JP Morgan to study Sakhalin cost overrun

Press Trust Of India  |  New Delhi 

ONGC Videsh Ltd is likely to appoint JP Morgan Chase to examine the reasons behind the cost escalation in the $1.74-billion Sakhalin-1 oil and natural gas project, India's largest overseas investment.
An empowered committee of secretaries (ECS) had asked OVL to examine the reasons behind the 45 per cent cost overrun in Sakhalin-1 oil and gas project before allowing more funds to be committed to the development off eastern Russia.
"OVL is hiring JP Morgan Chase to detail the reasons leading to the Exxonmobil-led Sakahlin-1 consortium to ask OVL for an additional $800 million," industry sources said.
Interestingly, JP Morgan was the firm that advised OVL in 2000 to invest $1.74 billion in Sakhalin-1 project and had projected a 10 per cent decrease in capital expenditure.
The committee, comprising secretaries from the ministries of petroleum, law, external affairs and finance, and the Planning Commission, has asked OVL, which has so far invested $921.31 million in the Sakhalin-1 project, to explain why cost escalations of such magnitude have happened in the first place.

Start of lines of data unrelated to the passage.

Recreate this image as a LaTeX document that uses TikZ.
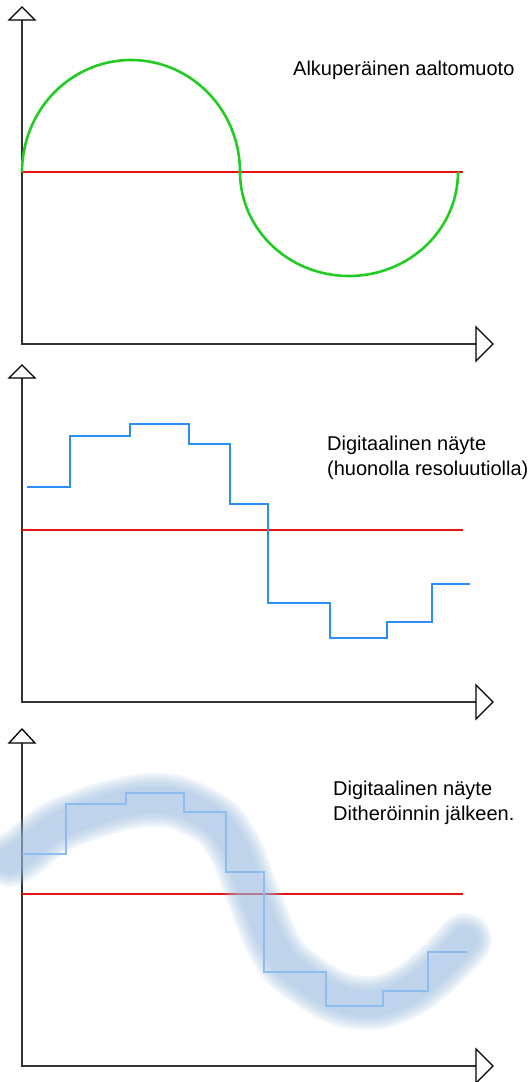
\documentclass[tikz,border=0pt]{standalone}
\usepackage{fontspec}
\setmainfont{Liberation Sans}
\definecolor{axiscolor}{HTML}{333333}
\definecolor{zeroline}{HTML}{E81010}
\definecolor{wavegreen}{HTML}{22CC22}
\definecolor{sampleblue}{HTML}{2A8FF7}
\definecolor{ditherblue}{HTML}{8DBDEE}
\definecolor{bandcolor}{HTML}{9CBCDE}

\tikzset{
  axis/.style={draw=axiscolor, line width=1.6pt},
  axistip/.style={draw=black, line width=1.3pt, fill=white, line join=miter},
  zero/.style={draw=zeroline, line width=1.6pt},
  notetext/.style={font=\fontsize{20}{25}\selectfont, inner sep=0pt, anchor=base west},
}

\begin{document}
\begin{tikzpicture}[x=1pt, y=-1pt]

  \useasboundingbox (0,0) rectangle (532,1082);

  % Original waveform
  \draw[axis] (22,20) -- (22,344) -- (476,344);
  \draw[axistip] (22,7) -- (9,20) -- (35,20) -- cycle;
  \draw[axistip] (493,344) -- (476,327) -- (476,361) -- cycle;
  \draw[zero] (22,172) -- (463,172);
  \draw[wavegreen, line width=2.6pt]
    plot[domain=180:0, samples=90] ({131+109*cos(\x)}, {172-112*sin(\x)})
    -- plot[domain=180:360, samples=90] ({349+109*cos(\x)}, {172-104*sin(\x)});
  \node[notetext] (orig) at (293,75) {Alkuperäinen aaltomuoto};

  % Digital sample, low resolution
  \draw[axis] (22,378) -- (22,702) -- (476,702);
  \draw[axistip] (22,365) -- (9,378) -- (35,378) -- cycle;
  \draw[axistip] (493,702) -- (476,685) -- (476,719) -- cycle;
  \draw[zero] (22,530) -- (463,530);
  \draw[sampleblue, line width=2pt]
    (27,487) -| (70,436) -| (130,424) -| (189,444) -| (230,504)
    -| (268,603) -| (330,638) -| (387,622) -| (432,584) -- (470,584);
  \node[notetext] (sample) at (327,450) {Digitaalinen näyte};
  \node[notetext] (sampleres) at (327,475) {(huonolla resoluutiolla)};

  % Digital sample after dithering
  \draw[axis] (22,743) -- (22,1066) -- (476,1066);
  \draw[axistip] (22,729) -- (9,743) -- (35,743) -- cycle;
  \draw[axistip] (493,1066) -- (476,1049) -- (476,1083) -- cycle;
  \draw[zero] (22,894) -- (463,894);
  \foreach \w in {54,50,...,26}
    \draw[bandcolor, line width=\w pt, opacity=0.12, line cap=round, line join=round]
      plot[smooth, tension=0.7] coordinates {(10,860) (22,853) (67,822) (150,800)
        (205,815) (233,845) (253,895) (275,947) (300,975) (353,1002) (410,990) (465,940)};
  \draw[ditherblue, line width=1.3pt]
    (22,854) -| (66,804) -| (126,793) -| (184,812) -| (226,872)
    -| (264,972) -| (326,1006) -| (383,991) -| (428,952) -- (467,952);
  \node[notetext] (dither) at (333,795) {Digitaalinen näyte};
  \node[notetext] (ditherafter) at (333,820) {Ditheröinnin jälkeen.};

\end{tikzpicture}
\end{document}
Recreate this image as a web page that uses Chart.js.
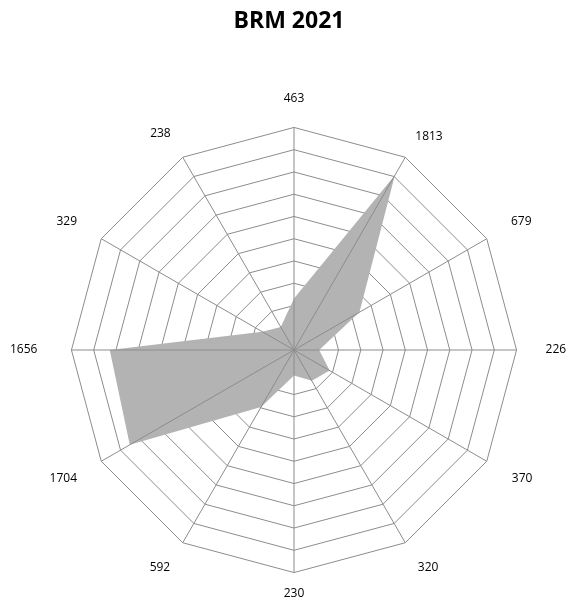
<!DOCTYPE html>
<html>
<head>
<meta charset="utf-8">
<script src="https://cdn.jsdelivr.net/npm/chart.js@4"></script>
<style>
  html, body { margin: 0; padding: 0; background: #fff; }
  #wrap { width: 573px; height: 601px; }
</style>
</head>
<body>
<div id="wrap"><canvas id="chart"></canvas></div>
<script>
// categories (the axis labels are the values themselves)
const categories = ['463', '1813', '679', '226', '370', '320', '230', '592', '1704', '1656', '329', '238'];
const values = [463, 1813, 679, 226, 370, 320, 230, 592, 1704, 1656, 329, 238];
const scaleMax = 2000;
const scaleStep = 200;

const gridColor = '#8c8c8c';
// gap between the outer ring and each label, clockwise from the top
const labelGap = [26, 20, 28, 29, 29, 25, 18, 25, 28, 34, 28, 24];

// Excel draws the spokes above the filled area, so redraw them after the dataset
const spokesOnTop = {
    id: 'spokesOnTop',
    afterDatasetsDraw(chart) {
        const s = chart.scales.r;
        const ctx = chart.ctx;
        ctx.save();
        ctx.strokeStyle = gridColor;
        ctx.lineWidth = 1;
        for (let i = 0; i < chart.data.labels.length; i++) {
            const p = s.getPointPositionForValue(i, s.max);
            ctx.beginPath();
            ctx.moveTo(s.xCenter, s.yCenter);
            ctx.lineTo(p.x, p.y);
            ctx.stroke();
        }
        ctx.restore();
    }
};

new Chart(document.getElementById('chart').getContext('2d'), {
    type: 'radar',
    data: {
        labels: categories,
        datasets: [{
            label: 'BRM 2021',
            data: values,
            backgroundColor: '#b3b3b3',
            borderWidth: 0,
            pointRadius: 0,
            fill: true
        }]
    },
    options: {
        responsive: true,
        maintainAspectRatio: false,
        animation: false,
        layout: {
            padding: { top: 0, bottom: 0, left: 5, right: 0 }
        },
        scales: {
            r: {
                min: 0,
                max: scaleMax,
                ticks: { display: false, stepSize: scaleStep },
                grid: { color: gridColor, lineWidth: 1 },
                angleLines: { display: false },
                pointLabels: {
                    padding: (ctx) => labelGap[ctx.index],
                    color: '#000',
                    // tight line box so the labels hug the edge like the original
                    font: { family: 'Open Sans', size: 12, lineHeight: 0.5 }
                }
            }
        },
        plugins: {
            legend: { display: false },
            tooltip: { enabled: false },
            title: {
                display: true,
                text: 'BRM 2021',
                color: '#000',
                font: { family: 'Open Sans', size: 23, weight: 'bold' },
                padding: { top: 8, bottom: 55.4 }
            }
        }
    },
    plugins: [spokesOnTop]
});
</script>
</body>
</html>
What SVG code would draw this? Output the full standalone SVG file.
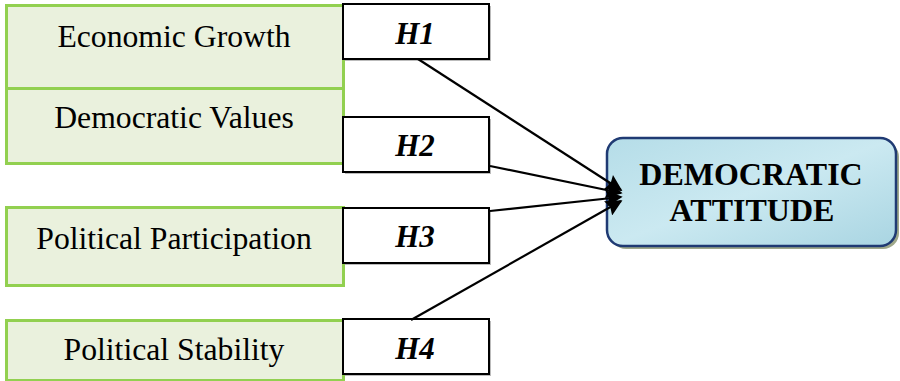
<svg xmlns="http://www.w3.org/2000/svg" width="900" height="381" viewBox="0 0 900 381">
<style>
.gbox{fill:#EAF1DD;stroke:#92D050;stroke-width:3}
.hbox{fill:#FFFFFF;stroke:#000000;stroke-width:2}
.lbl{font-family:"Liberation Serif","Times New Roman",serif;font-size:31.7px;fill:#000;text-anchor:middle}
.h{font-family:"Liberation Serif","Times New Roman",serif;font-size:31px;font-weight:bold;font-style:italic;fill:#000;text-anchor:middle}
.t{font-family:"Liberation Serif","Times New Roman",serif;font-size:32px;font-weight:bold;fill:#000;text-anchor:middle}
.conn{stroke:#000;stroke-width:2.2;fill:none;marker-end:url(#arr)}
</style>
<defs>
<marker id="arr" viewBox="0 0 10 10" refX="9" refY="5" markerWidth="8" markerHeight="7.5" orient="auto" markerUnits="strokeWidth">
<path d="M0,0 L10,5 L0,10 L1.5,5 Z" fill="#000"/>
</marker>
<linearGradient id="blue" x1="0" y1="0" x2="1" y2="1">
<stop offset="0" stop-color="#B5DDE8"/>
<stop offset="0.5" stop-color="#CBE9F1"/>
<stop offset="1" stop-color="#A9D5E2"/>
</linearGradient>
</defs>
<g id="economic-growth">
<rect class="gbox" x="6.5" y="5.5" width="337" height="83"/>
<text class="lbl" x="174" y="47">Economic Growth</text>
</g>
<g id="democratic-values">
<rect class="gbox" x="6.5" y="88.5" width="337" height="75"/>
<text class="lbl" x="174" y="128">Democratic Values</text>
</g>
<g id="political-participation">
<rect class="gbox" x="6.5" y="207.5" width="337" height="78"/>
<text class="lbl" x="174" y="249">Political Participation</text>
</g>
<g id="political-stability">
<rect class="gbox" x="6.5" y="320.5" width="337" height="60"/>
<text class="lbl" x="174" y="360">Political Stability</text>
</g>
<g id="h1">
<rect x="345" y="6" width="146" height="55" fill="#bbb"/>
<rect class="hbox" x="343" y="4" width="146" height="55"/>
<text class="h" x="415" y="44">H1</text>
</g>
<g id="h2">
<rect x="345" y="119" width="146" height="55" fill="#bbb"/>
<rect class="hbox" x="343" y="117" width="146" height="55"/>
<text class="h" x="415" y="156">H2</text>
</g>
<g id="h3">
<rect x="345" y="210" width="146" height="55" fill="#bbb"/>
<rect class="hbox" x="343" y="208" width="146" height="55"/>
<text class="h" x="415" y="247">H3</text>
</g>
<g id="h4">
<rect x="345" y="321" width="146" height="55" fill="#bbb"/>
<rect class="hbox" x="343" y="319" width="146" height="55"/>
<text class="h" x="415" y="359">H4</text>
</g>
<g id="democratic-attitude">
<rect x="610" y="141" width="289" height="108" rx="16" fill="#9FA88A"/>
<rect x="607" y="138" width="289" height="108" rx="16" fill="url(#blue)" stroke="#1F3A73" stroke-width="2.5"/>
<text class="t" x="751" y="185">DEMOCRATIC</text>
<text class="t" x="752" y="221">ATTITUDE</text>
</g>
<g id="connectors">
<line class="conn" x1="418" y1="59" x2="621" y2="190"/>
<line class="conn" x1="490" y1="166" x2="621" y2="193"/>
<line class="conn" x1="490" y1="211" x2="621" y2="197"/>
<line class="conn" x1="411" y1="320" x2="621" y2="201"/>
</g>
</svg>
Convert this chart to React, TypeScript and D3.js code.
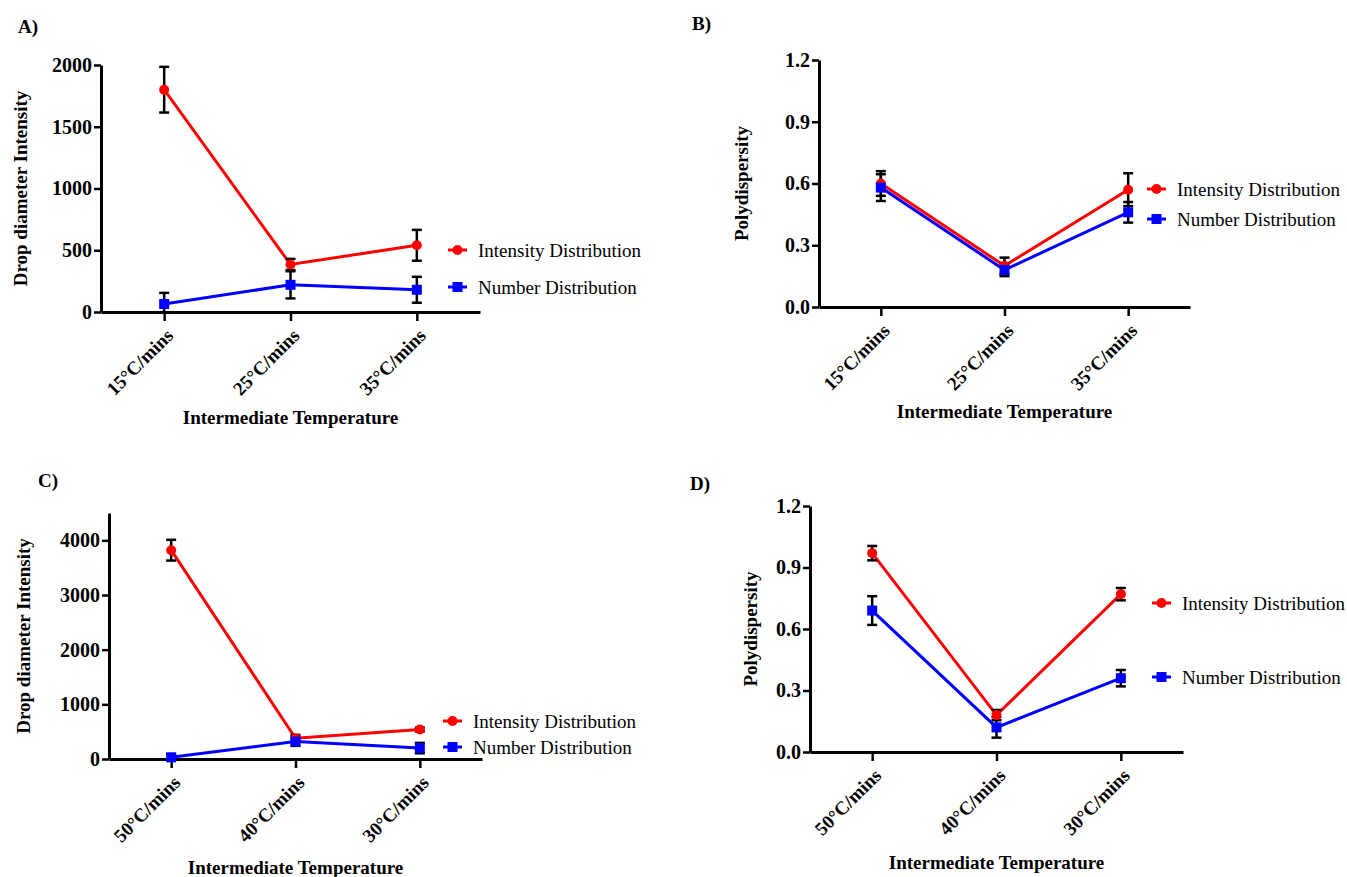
import React, { useRef, useEffect } from 'react';
import * as d3 from 'd3';

// categories
const heatingRates = ['15°C/mins', '25°C/mins', '35°C/mins'];
const coolingRates = ['50°C/mins', '40°C/mins', '30°C/mins'];

// A) drop diameter, heating
const sizeIntensityA = [1800, 385, 540];
const sizeIntensitySdA = [185, 45, 125];
const sizeNumberA = [65, 220, 180];
const sizeNumberSdA = [90, 110, 105];

// B) polydispersity, heating
const pdiIntensityB = [0.6, 0.2, 0.57];
const pdiIntensitySdB = [0.06, 0.04, 0.08];
const pdiNumberB = [0.58, 0.18, 0.46];
const pdiNumberSdB = [0.065, 0.03, 0.05];

// C) drop diameter, cooling
const sizeIntensityC = [3820, 380, 540];
const sizeIntensitySdC = [190, 60, 35];
const sizeNumberC = [30, 320, 200];
const sizeNumberSdC = [60, 80, 95];

// D) polydispersity, cooling
const pdiIntensityD = [0.97, 0.18, 0.77];
const pdiIntensitySdD = [0.035, 0.025, 0.03];
const pdiNumberD = [0.69, 0.12, 0.36];
const pdiNumberSdD = [0.07, 0.05, 0.04];

const sizeTicksA = [0, 500, 1000, 1500, 2000];
const sizeTicksC = [0, 1000, 2000, 3000, 4000];
const pdiTicks = [0, 0.3, 0.6, 0.9, 1.2];

const FONT = '"Liberation Serif", "Times New Roman", serif';
const RED = '#ff0000';
const BLUE = '#0000ff';

type PanelProps = {
  label: string;
  labelPos: [number, number];
  cats: string[];
  intensity: number[];
  intensitySd: number[];
  number: number[];
  numberSd: number[];
  yMax: number;
  ticks: number[];
  fmt: (d: number) => string;
  yTitle: string;
  yTitleX: number;
  box: { left: number; right: number; top: number; bottom: number };
  legend: { x: number; y1: number; y2: number };
  xTitleY: number;
};

const Panel = (p: PanelProps) => {
  const ref = useRef<SVGGElement>(null);

  useEffect(() => {
    const g = d3.select(ref.current);
    g.selectAll('*').remove();
    const { left, right, top, bottom } = p.box;

    const x = d3.scalePoint<string>().domain(p.cats).range([left, right]).padding(0.5);
    const y = d3.scaleLinear().domain([0, p.yMax]).range([bottom, top]);

    // y axis
    const ya = g.append('g')
      .attr('transform', `translate(${left},0)`)
      .call(d3.axisLeft(y).tickValues(p.ticks).tickFormat(p.fmt as any).tickSize(7).tickSizeOuter(0));
    ya.select('.domain').attr('stroke', '#000').attr('stroke-width', 3);
    ya.selectAll('.tick line').attr('stroke', '#000').attr('stroke-width', 2.5);
    ya.selectAll('.tick text')
      .attr('x', -9)
      .style('font-family', FONT)
      .style('font-size', '20px')
      .style('font-weight', 'bold')
      .attr('fill', '#000');

    // x axis
    const xa = g.append('g')
      .attr('transform', `translate(0,${bottom})`)
      .call(d3.axisBottom(x).tickSize(9).tickSizeOuter(0));
    xa.select('.domain').attr('stroke', '#000').attr('stroke-width', 3);
    xa.selectAll('.tick line').attr('stroke', '#000').attr('stroke-width', 2.5);
    xa.selectAll('.tick text')
      .attr('x', 0)
      .attr('y', 0)
      .attr('dy', '0.35em')
      .attr('text-anchor', 'end')
      .attr('transform', 'translate(5,20) rotate(-45)')
      .style('font-family', FONT)
      .style('font-size', '19px')
      .style('font-weight', 'bold')
      .attr('fill', '#000');

    const series = [
      { v: p.intensity, sd: p.intensitySd, color: RED, shape: 'circle' },
      { v: p.number, sd: p.numberSd, color: BLUE, shape: 'square' },
    ];

    const line = d3.line<number>()
      .x((_, i) => x(p.cats[i]) as number)
      .y(d => y(d));

    series.forEach(s => {
      g.append('path')
        .attr('d', line(s.v) as string)
        .attr('fill', 'none')
        .attr('stroke', s.color)
        .attr('stroke-width', 3);
    });

    series.forEach(s => {
      const eb = g.append('g');
      s.v.forEach((v, i) => {
        const cx = x(p.cats[i]) as number;
        const lo = Math.max(0, v - s.sd[i]);
        const hi = v + s.sd[i];
        eb.append('line')
          .attr('x1', cx).attr('x2', cx)
          .attr('y1', y(lo)).attr('y2', y(hi))
          .attr('stroke', '#000').attr('stroke-width', 2.5);
        eb.append('line')
          .attr('x1', cx - 5).attr('x2', cx + 5)
          .attr('y1', y(hi)).attr('y2', y(hi))
          .attr('stroke', '#000').attr('stroke-width', 2.5);
        if (v - s.sd[i] > 0) {
          eb.append('line')
            .attr('x1', cx - 5).attr('x2', cx + 5)
            .attr('y1', y(lo)).attr('y2', y(lo))
            .attr('stroke', '#000').attr('stroke-width', 2.5);
        }
      });
    });

    const marker = (sel: any, shape: string, color: string) => {
      if (shape === 'circle') {
        sel.append('circle').attr('r', 5).attr('fill', color);
      } else {
        sel.append('rect').attr('x', -5).attr('y', -5).attr('width', 10).attr('height', 10).attr('fill', color);
      }
    };

    series.forEach(s => {
      s.v.forEach((v, i) => {
        const m = g.append('g').attr('transform', `translate(${x(p.cats[i])},${y(v)})`);
        marker(m, s.shape, s.color);
      });
    });

    // legend
    const names = ['Intensity Distribution', 'Number Distribution'];
    const ly = [p.legend.y1, p.legend.y2];
    series.forEach((s, i) => {
      const lg = g.append('g').attr('transform', `translate(${p.legend.x},${ly[i]})`);
      lg.append('line').attr('x1', 0).attr('x2', 19).attr('stroke', s.color).attr('stroke-width', 3);
      marker(lg.append('g').attr('transform', 'translate(9.5,0)'), s.shape, s.color);
      lg.append('text')
        .attr('x', 30)
        .attr('dy', '0.35em')
        .style('font-family', FONT)
        .style('font-size', '19px')
        .attr('fill', '#000')
        .text(names[i]);
    });

    // titles
    g.append('text')
      .attr('transform', `translate(${p.yTitleX},${(top + bottom) / 2}) rotate(-90)`)
      .attr('text-anchor', 'middle')
      .attr('dy', '0.35em')
      .style('font-family', FONT)
      .style('font-size', '19px')
      .style('font-weight', 'bold')
      .text(p.yTitle);

    g.append('text')
      .attr('x', (left + right) / 2)
      .attr('y', p.xTitleY)
      .attr('text-anchor', 'middle')
      .style('font-family', FONT)
      .style('font-size', '19px')
      .style('font-weight', 'bold')
      .text('Intermediate Temperature');

    g.append('text')
      .attr('x', p.labelPos[0])
      .attr('y', p.labelPos[1])
      .style('font-family', FONT)
      .style('font-size', '19px')
      .style('font-weight', 'bold')
      .text(p.label);
  }, [p]);

  return <g ref={ref} />;
};

const fmtInt = (d: number) => d3.format('d')(d);
const fmtOne = (d: number) => d3.format('.1f')(d);

export default function App() {
  return (
    <svg width={1347} height={877} style={{ position: 'absolute', left: 0, top: 0, background: '#fff' }}>
      <Panel
        label="A)" labelPos={[18, 33]}
        cats={heatingRates}
        intensity={sizeIntensityA} intensitySd={sizeIntensitySdA}
        number={sizeNumberA} numberSd={sizeNumberSdA}
        yMax={2000} ticks={sizeTicksA} fmt={fmtInt}
        yTitle="Drop diameter Intensity" yTitleX={20}
        box={{ left: 101, right: 480, top: 65, bottom: 312 }}
        legend={{ x: 448, y1: 250, y2: 287 }}
        xTitleY={424}
      />
      <Panel
        label="B)" labelPos={[692, 30]}
        cats={heatingRates}
        intensity={pdiIntensityB} intensitySd={pdiIntensitySdB}
        number={pdiNumberB} numberSd={pdiNumberSdB}
        yMax={1.2} ticks={pdiTicks} fmt={fmtOne}
        yTitle="Polydispersity" yTitleX={741}
        box={{ left: 819, right: 1190, top: 60, bottom: 307 }}
        legend={{ x: 1147, y1: 189, y2: 219 }}
        xTitleY={418}
      />
      <Panel
        label="C)" labelPos={[38, 487]}
        cats={coolingRates}
        intensity={sizeIntensityC} intensitySd={sizeIntensitySdC}
        number={sizeNumberC} numberSd={sizeNumberSdC}
        yMax={4500} ticks={sizeTicksC} fmt={fmtInt}
        yTitle="Drop diameter Intensity" yTitleX={23}
        box={{ left: 109, right: 482, top: 513, bottom: 759 }}
        legend={{ x: 443, y1: 721, y2: 747 }}
        xTitleY={874}
      />
      <Panel
        label="D)" labelPos={[690, 490]}
        cats={coolingRates}
        intensity={pdiIntensityD} intensitySd={pdiIntensitySdD}
        number={pdiNumberD} numberSd={pdiNumberSdD}
        yMax={1.2} ticks={pdiTicks} fmt={fmtOne}
        yTitle="Polydispersity" yTitleX={750}
        box={{ left: 810, right: 1183, top: 506, bottom: 752 }}
        legend={{ x: 1152, y1: 603, y2: 677 }}
        xTitleY={869}
      />
    </svg>
  );
}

It also wanted to be sure that no further cost overruns happened.
OVL officials, however, insist that there is only "a very small cost escalation" because the development plan has been revised and oil production estimates jacked up to 250,000 barrels per day from the earlier figure of 200,000 barrels per day.
OVL officials said the cost escalation was due to changes in drilling locations, more local content in contracts, building telecom and airport infrastructure, and providing for 20 per cent contingency money.
Besides bureaucratic hurdles, some environmental curbs had forced the drilling of some wells from on-land points rather than offshore, they said. OVL's $1.74 billion investment included a one-time payment of $225 million premium, past cost of $94.243 million to Rosneft and a $711.2 million loan to Rosneft.
India invested its highest equity abroad in Sakhalin in the hope that it would get about two million tonnes of crude oil each year for 15 years before the field goes on a natural decline and two million tonnes per annum for first five years against its loan to Rosneft.
It would also get 5-8 million cubic metres of gas per day for 15 years and another 5-8 million in the first five years from Rosneft's share.
Though OVL is still confident of the viability of the project, some analysts say the payback period may be longer, extending to not less than 15 years.
The Sakhalin-1 project includes three offshore fields: Chayvo, Odoptu, and Arkutun Dagi. Exxonmobil is the operator with 30 per cent stake, while Japanese consortium Sodeco has another 30 per cent. Affiliates of Rosneft have the remaining 20 per cent.
Sakhalin-1 potential recoverable resources are 2.3 billion barrels oil and 17.3 trillion cubic feet of gas.